Judiciary and Counsel Details

  • Sanjay Kumar & K. Vinod Chandran, JJ.
  • S/Shri S. Dwarakanath, A.S.G., Gurmeet Singh Makker, AOR, Sarthak Karol, Digvijay Dam, Ms Divya Jyoti Singh, Raghav Sharma, Rajat Vishnaw, S. Vijay Adithya, Mudit Bansal, Prabhakar Yadav & Abhyudey Kabra, Advs., for the Petitioner.
  • S/Shri V. Lakshmikumaran, Ms Nitum Jain, Ms Neha Choudhary, Ms Medha Sinha, Swastik Mishra, Advs. & Ms Charanya Lakshmikumaran, AOR, for the Respondent.

Facts of the Case

The assessee, engaged in electricity generation and distribution, had imported natural gas on a CIF (Cost, Insurance, and Freight) basis and paid IGST and Service Tax on ocean freight under the reverse charge mechanism as per Notification No. 10/2017-I.T. (Rate) dated 28-06-2017 and the Finance Act, 1994. Following the Supreme Court ruling in Mohit Minerals (P.) Ltd. [2022 (61) G.S.T.L. 257 (S.C.)], which declared the levy on ocean freight unconstitutional, the assessee filed refund applications before the authorities.
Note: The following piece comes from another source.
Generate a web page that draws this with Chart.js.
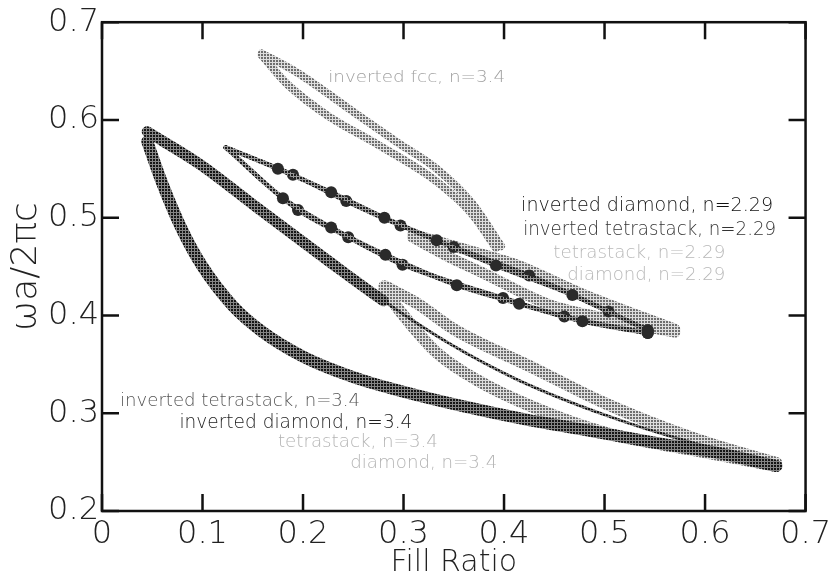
<!DOCTYPE html>
<html><head><meta charset="utf-8">
<script src="https://cdn.jsdelivr.net/npm/chart.js@4/dist/chart.umd.min.js"></script>
<style>html,body{margin:0;padding:0;background:#fff}#wrap{width:835px;height:586px}</style>
</head><body><div id="wrap"><canvas id="c" width="835" height="586"></canvas></div>
<script>
// ---- tick values ----
const xTicks = [0, 0.1, 0.2, 0.3, 0.4, 0.5, 0.6, 0.7];
const yTicks = [0.2, 0.3, 0.4, 0.5, 0.6, 0.7];

// ---- series (Fill Ratio, ωa/2πc) ----
// inverted tetrastack / inverted diamond, n=3.4 (dark)
const inv34Upper = [[0.045,0.588],[0.097,0.555],[0.156,0.509],[0.225,0.456],[0.28,0.415],[0.346,0.371],[0.412,0.335],[0.501,0.298],[0.590,0.269],[0.671,0.248]];
const inv34Lower = [[0.045,0.578],[0.060,0.535],[0.080,0.487],[0.100,0.450],[0.130,0.410],[0.160,0.383],[0.200,0.358],[0.250,0.337],[0.300,0.322],[0.360,0.307],[0.420,0.294],[0.480,0.283],[0.550,0.270],[0.610,0.260],[0.671,0.246]];
// tetrastack / diamond, n=3.4 (light)
const lt34Upper = [[0.281,0.430],[0.314,0.412],[0.350,0.386],[0.430,0.346],[0.501,0.310],[0.590,0.274],[0.671,0.249]];
const lt34Lower = [[0.281,0.426],[0.300,0.400],[0.333,0.362],[0.373,0.334],[0.432,0.305],[0.501,0.280],[0.590,0.262],[0.671,0.246]];
// inverted fcc, n=3.4 (light)
const fccUpper = [[0.159,0.668],[0.195,0.648],[0.245,0.612],[0.294,0.577],[0.333,0.550],[0.368,0.515],[0.397,0.471]];
const fccLower = [[0.159,0.666],[0.185,0.636],[0.225,0.604],[0.274,0.575],[0.333,0.537],[0.368,0.504],[0.392,0.469]];
// tetrastack / diamond, n=2.29 (light)
const lt229Upper = [[0.309,0.483],[0.380,0.462],[0.412,0.452],[0.478,0.422],[0.570,0.386]];
const lt229Lower = [[0.309,0.480],[0.345,0.460],[0.380,0.443],[0.445,0.411],[0.511,0.395],[0.570,0.383]];
// inverted diamond, n=2.29 (dark, markers)
const invDia229Upper = [[0.123,0.572],[0.175,0.550],[0.228,0.526],[0.281,0.500],[0.333,0.477],[0.392,0.451],[0.468,0.421],[0.543,0.385]];
const invDia229Lower = [[0.123,0.572],[0.180,0.520],[0.228,0.490],[0.282,0.462],[0.353,0.431],[0.415,0.412],[0.478,0.394],[0.543,0.382]];
// inverted tetrastack, n=2.29 (dark, markers)
const invTet229Upper = [[0.123,0.572],[0.190,0.544],[0.243,0.517],[0.297,0.492],[0.350,0.470],[0.425,0.441],[0.504,0.404],[0.543,0.385]];
const invTet229Lower = [[0.123,0.572],[0.195,0.508],[0.245,0.480],[0.299,0.452],[0.399,0.418],[0.460,0.399],[0.543,0.382]];

const seriesLabels = [
  {text:'inverted fcc, n=3.4',          at:[0.225,0.643], color:'#a0a0a0', size:16, w:177},
  {text:'inverted diamond, n=2.29',     at:[0.417,0.512], color:'#111',    size:19, w:252},
  {text:'inverted tetrastack, n=2.29',  at:[0.419,0.487], color:'#333',    size:19, w:253},
  {text:'tetrastack, n=2.29',           at:[0.449,0.464], color:'#b8b8b8', size:18, w:172},
  {text:'diamond, n=2.29',              at:[0.463,0.441], color:'#b8b8b8', size:18, w:158},
  {text:'inverted tetrastack, n=3.4',   at:[0.018,0.312], color:'#555',    size:18, w:240},
  {text:'inverted diamond, n=3.4',      at:[0.077,0.290], color:'#222',    size:19, w:233},
  {text:'tetrastack, n=3.4',            at:[0.175,0.270], color:'#b4b4b4', size:17, w:160},
  {text:'diamond, n=3.4',               at:[0.247,0.249], color:'#b4b4b4', size:17, w:147}
];

function halftone(dot, bg) {
  const c = document.createElement('canvas'); c.width = 3; c.height = 3;
  const g = c.getContext('2d');
  g.fillStyle = bg; g.fillRect(0,0,3,3);
  g.fillStyle = dot; g.fillRect(0,0,2,2);
  return g.createPattern(c, 'repeat');
}
const DARK = halftone('#151515', '#858585');
const MID = halftone('#1e1e1e', '#9a9a9a');
const LIGHT = halftone('#6e6e6e', '#dedede');

const pts = arr => arr.map(p => ({x:p[0], y:p[1]}));
function band(arr, color, width, order, extra) {
  return Object.assign({data: pts(arr), showLine:true, borderColor:color, borderWidth:width, pointRadius:0,
          cubicInterpolationMode:'monotone', fill:false, order, borderCapStyle:'round', borderJoinStyle:'round'}, extra || {});
}
function marked(arr) {
  return {data: pts(arr), showLine:true, borderColor:MID, borderWidth:4.5,
          pointRadius: c => c.dataIndex === 0 ? 0 : 6,
          pointBackgroundColor:'#2a2a2a', pointBorderWidth:0, cubicInterpolationMode:'monotone',
          fill:false, order:1, borderCapStyle:'round'};
}

const FONT = "'DejaVu Sans', sans-serif";

const framePlugin = {
  id:'frame',
  afterDatasetsDraw(chart) {
    const {ctx, chartArea:a, scales:{x, y}} = chart;
    ctx.save();
    ctx.strokeStyle = '#111'; ctx.lineWidth = 2.5; ctx.lineCap = 'butt';
    ctx.strokeRect(a.left, a.top, a.right - a.left, a.bottom - a.top);
    const L = 17;
    ctx.beginPath();
    xTicks.forEach(v => { const p = x.getPixelForValue(v);
      ctx.moveTo(p, a.bottom); ctx.lineTo(p, a.bottom - L);
      ctx.moveTo(p, a.top); ctx.lineTo(p, a.top + L); });
    yTicks.forEach(v => { const p = y.getPixelForValue(v);
      ctx.moveTo(a.left, p); ctx.lineTo(a.left + L, p);
      ctx.moveTo(a.right, p); ctx.lineTo(a.right - L, p); });
    ctx.stroke();
    ctx.textBaseline = 'middle'; ctx.textAlign = 'left';
    seriesLabels.forEach(l => {
      ctx.font = `200 ${l.size}px ${FONT}`;
      ctx.fillStyle = l.color;
      const m = ctx.measureText(l.text).width;
      ctx.save();
      ctx.translate(x.getPixelForValue(l.at[0]), y.getPixelForValue(l.at[1]));
      ctx.scale(l.w / m, 1);
      ctx.fillText(l.text, 0, 0);
      ctx.restore();
    });
    ctx.restore();
  }
};

new Chart(document.getElementById('c'), {
  type:'scatter',
  data:{datasets:[
    band(fccUpper, LIGHT, 8, 3), band(fccLower, LIGHT, 8, 3),
    band(lt34Upper, LIGHT, 12, 2), band(lt34Lower, LIGHT, 12, 2),
    band(lt229Upper, LIGHT, 11, 2), band(lt229Lower, LIGHT, 11, 2),
    band(inv34Upper, DARK, 11, 1, {segment:{borderWidth: c => c.p0.parsed.x >= 0.279 ? 3 : 11}}),
    band(inv34Lower, DARK, 12, 1),
    marked(invDia229Upper), marked(invDia229Lower),
    marked(invTet229Upper), marked(invTet229Lower)
  ]},
  options:{
    responsive:false, devicePixelRatio:1, animation:false,
    layout:{padding:{top:16, right:23, left:0, bottom:0}},
    plugins:{legend:{display:false}, tooltip:{enabled:false}},
    scales:{
      x:{type:'linear', min:0, max:0.7,
         afterBuildTicks:s => { s.ticks = xTicks.map(v => ({value:v})); },
         afterFit:s => { s.height = 75; },
         grid:{display:false, drawTicks:false}, border:{display:false},
         ticks:{font:{family:FONT, size:32, weight:'200'}, color:'#222', padding:4,
                callback:v => String(+v.toFixed(1))},
         title:{display:true, text:'Fill Ratio', color:'#222', font:{family:FONT, size:30, weight:'200'}, padding:{top:0,bottom:5}}},
      y:{type:'linear', min:0.2, max:0.7,
         afterBuildTicks:s => { s.ticks = yTicks.map(v => ({value:v})); },
         afterFit:s => { s.width = 102; },
         grid:{display:false, drawTicks:false}, border:{display:false},
         ticks:{font:{family:FONT, size:32, weight:'200'}, color:'#222', padding:3,
                callback:v => v.toFixed(1)},
         title:{display:true, text:'ωa/2πc', color:'#222', font:{family:FONT, size:36, weight:'200'}, padding:{top:5,bottom:0}}}
    }
  },
  plugins:[framePlugin]
});
</script></body></html>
In response, the authorities issued a show-cause notice to the assessee proposing to reject such a refund. The assessee, in its reply, proposed that the refunded amount be deposited in a separate account and the benefit passed on to consumers through tariff adjustments approved by the Gujarat Electricity Regulatory Commission (GERC). The authorities rejected the assessee’s contention and consequently rejected the refund applications. Aggrieved, the assessee filed a special civil appeal before the High Court, which allowed the refund claim and accepted the assessee’s proposal for passing the benefit to consumers through tariff adjustments. The matter was thereafter placed before the Supreme Court on appeal by the department against the High Court order.

Supreme Court Held

The Supreme Court held that under Section 54 of CGST Act, the officer must verify whether the claimed refund is actually refundable, and any amount so determined is to be credited to the Consumer Welfare Fund (CWF) as referred to in Section 57, except in cases covered under Section 54(8)(e) where the tax incidence has not been passed to any other person. In the present case, it was an admitted fact that the petitioner had passed on the tax burden to consumers, and therefore, the exception under Section 54(8)(e) did not apply. The Court observed that any procedure to directly refund the amount to consumers, as proposed by the High Court or assessee, was not contemplated by the statute. Consequently, the assessee was directed to transfer the refundable amount to the authorities to be credited to CWF, and the appeal was allowed in favour of the department.